Father David's Reflection for Monday of Week Thirty-Four (Ordinary Time)
The readings show a difference between the identity people perceive in us and the identity we proclaim in the
Introductory Rites of the Mass and when we say, “Our Father, who art in heaven...” We are children of God.
In Daniel 1:1-20 the king wants to take some young Israelites into the king’s palace to be “taught the language and literature of the Chaldeans.” A wise move: to train them to a new identity and identification with the Chaldean culture so they can serve their new ruler as liaisons with their own people.
Daniel and his companions refused to eat the non-kosher Chaldean food. They knew, as applied to culture, what Jesus told St. Augustine later about Eucharist: “You will not change me into yourself like bodily food; but you will be changed into me.” We “become what we eat.” What we take in from the society around us assimilates us into itself, not vice-versa.1
To take in Chaldean food and customs would be to give up identity as Jews. So they refused, and God kept them healthier with kosher food than the rest were with food from the royal table.
As Christians, we eat divine food from our Father’s table: the Bread of Life. And we become what we eat: we become divine. We become Christ.
In Luke 21:1-4 Jesus corrected his disciples’ cultural perception of the rich who, in “putting their offerings into the treasury,” appeared to be giving more than the “poor widow” who only dropped in two copper coins. Jesus said that in the eyes of God “this poor widow has put in more than all the rest.” Obviously, since God can count as well as anybody, he has a different standard of measurement than ours.
For God, the “more” is not measured by what is given, but by how much of ourselves we give in making the gift. The rich made “contributions out of their surplus,” gifts that didn’t affect them, remote from their well-being. The widow gave “every penny she had to live on.” She put her life on the line.
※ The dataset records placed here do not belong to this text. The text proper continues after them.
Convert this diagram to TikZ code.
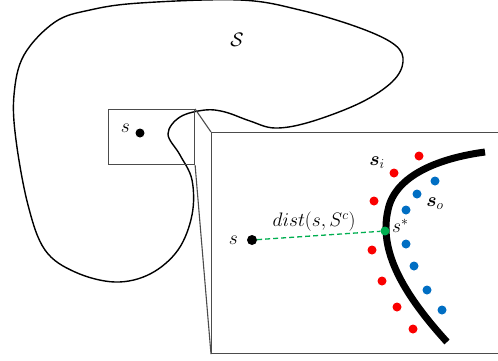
\documentclass[tikz,border=0pt]{standalone}
\usepackage{fix-cm}
\usepackage{amsmath,amssymb,bm}
\definecolor{myred}{RGB}{250,0,0}
\definecolor{myblue}{RGB}{0,110,195}
\definecolor{mygreen}{RGB}{0,175,80}
\begin{document}
\begin{tikzpicture}[x=1pt,y=-1pt,
  dotb/.style={circle,fill=black,inner sep=0pt,minimum size=10pt},
  dotr/.style={circle,fill=myred,inner sep=0pt,minimum size=9pt},
  dotbl/.style={circle,fill=myblue,inner sep=0pt,minimum size=9pt},
  lbl/.style={font=\fontsize{19.5}{22}\selectfont,inner sep=0pt},
  frame/.style={draw=black!70,line width=1.1pt}]
\clip (0,0) rectangle (498,360);
\fill[white] (0,0) rectangle (498,360);
% blob
\draw[line width=1.4pt] plot[smooth cycle,tension=0.6] coordinates {
 (140,3) (240,0) (300,10) (360,28) (395,45) (403,62) (392,82) (360,103)
 (310,122) (275,128) (250,121) (225,112) (205,110) (180,117) (168,134)
 (180,155) (192,180) (192,215) (178,250) (150,274) (115,282) (75,272)
 (45,250) (28,205) (16,140) (14,95) (24,55) (55,22) (90,10)};
\node[lbl] (S) at (237,40) {$\mathcal{S}$};
% small rectangle
\node[frame,minimum width=86pt,minimum height=55pt,inner sep=0pt,anchor=north west] (sr) at (108,109) {};
\node[dotb,minimum size=9pt] (s0) at (140,133) {};
\node[lbl,anchor=east] (s0l) at (130,128) {$s$};
% big rectangle
\fill[white] (211,132) rectangle (497.5,353);
\node[frame,minimum width=287pt,minimum height=221pt,inner sep=0pt,anchor=north west] (br) at (211,132) {};
\draw[frame] (sr.north east) -- (br.north west);
\draw[frame] (sr.south east) -- (br.south west);
% curve
\draw[line width=7pt] (485,152) .. controls (440,158) and (395,175) .. (388,210)
  .. controls (380,245) and (395,285) .. (447,342);
% dots
\foreach \p [count=\i] in {(419,156),(394,173),(374,201),(372,250),(382,281),(397,307),(413,329)}
  \node[dotr] (r\i) at \p {};
\foreach \p [count=\i] in {(435,181),(417,194),(406,210),(406,244),(414,266),(427,290),(442,310)}
  \node[dotbl] (b\i) at \p {};
\node[dotb] (s) at (252,240) {};
\node[lbl,anchor=east] (sl) at (238,240) {$s$};
\node[circle,fill=mygreen,inner sep=0pt,minimum size=9pt] (sst) at (385,231) {};
\draw[mygreen,dashed,line width=1.3pt,dash pattern=on 5pt off 3pt] (s) -- (sst);
\node[lbl,anchor=west] (sstl) at (392,226) {$s^*$};
\node[lbl] (dl) at (314,222) {$dist(s,S^c)$};
\node[lbl] (si) at (377,163) {$\bm{s}_i$};
\node[lbl] (so) at (435,204) {$\bm{s}_o$};
\end{tikzpicture}
\end{document}
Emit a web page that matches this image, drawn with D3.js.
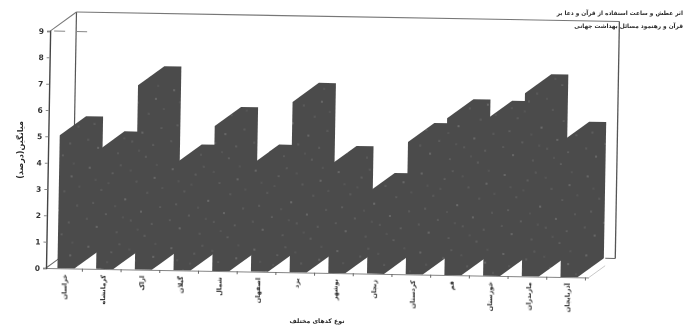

This is how God sees the baptized, and how we need to understand our Baptism. It isn’t just a matter of having water poured on us to “wash away” sins. In itself, that gesture does not speak of a very profound interior change. The real mystery of Baptism is expressed better in the Church’s preferred gesture: complete immersion in the water as a sign of going down into the grave—dying with and in Jesus on the cross and rising again “in him” to live henceforth as a “new creation,” his risen body on earth. That makes it clear that at Baptism we give our whole selves. All that we are and possess.
We give life for Life, human life for divine life. This is the “grace of our Lord Jesus Christ” that we celebrate.2
1 Confessions of St. Augustine (Lib. 7, 10, 18, 10, 27), used in the Office of Readings for the Feast of Saint Augustine on August 28th.
2 Matthew 13:44-46; 16:24-27; 19:21; Luke 9:57-62.
Initiative: Be Christ. Live the divine life of God in every human act.